Brown's cast was finely balanced in Friday's performance. Tenor Robert Breault was a smooth-voiced Idomeneo, perhaps a little too calm at times considering his predicament. Heading home from the Trojan War, Idomeneo makes a pact with Neptune. If he survives the storm, he'll sacrifice the first person he meets.

That person would be his son, Idamante. In a thrilling, intelligent performance in the trouser role, Stephanie Houtzeel filled her deep, azure mezzo-soprano with Idamante's sorrow, longing and love for Ilia, an exiled Trojan princess. Kirsten Blaise's silvery, lyric soprano has a hint of cream, and her Ilia sounded especially radiant in "Se il padre," with Mozart's winds wafting between her phrases.

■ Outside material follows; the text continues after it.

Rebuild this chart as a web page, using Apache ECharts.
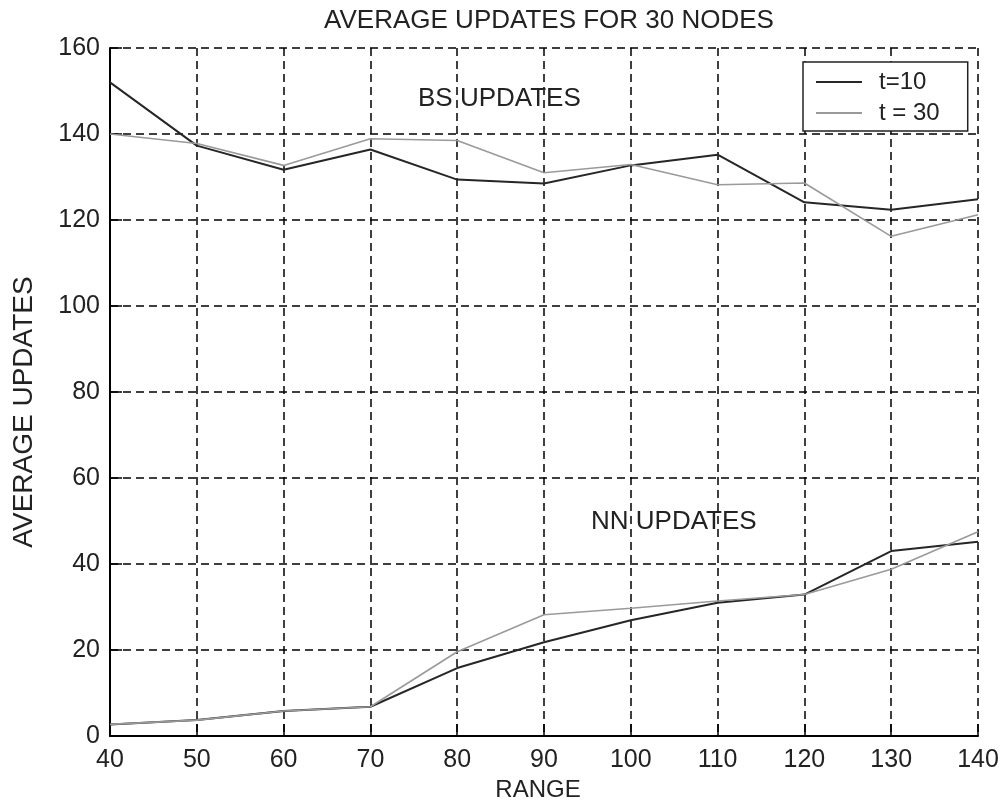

Electra is Ilia's rival, spending much of the opera in a snit about not getting tight with Idamante. Soprano Millicent Scarlett had glints of steel in her voice, making Electra's rants intimidating.

Smaller roles were also strongly cast, including Tony Boutté as Idomeneo's lyrical confidant Arbace; Robert Baker, an appropriately stentorian High Priest; and François Loup (standing in the choir loft) as a voice literally from on high.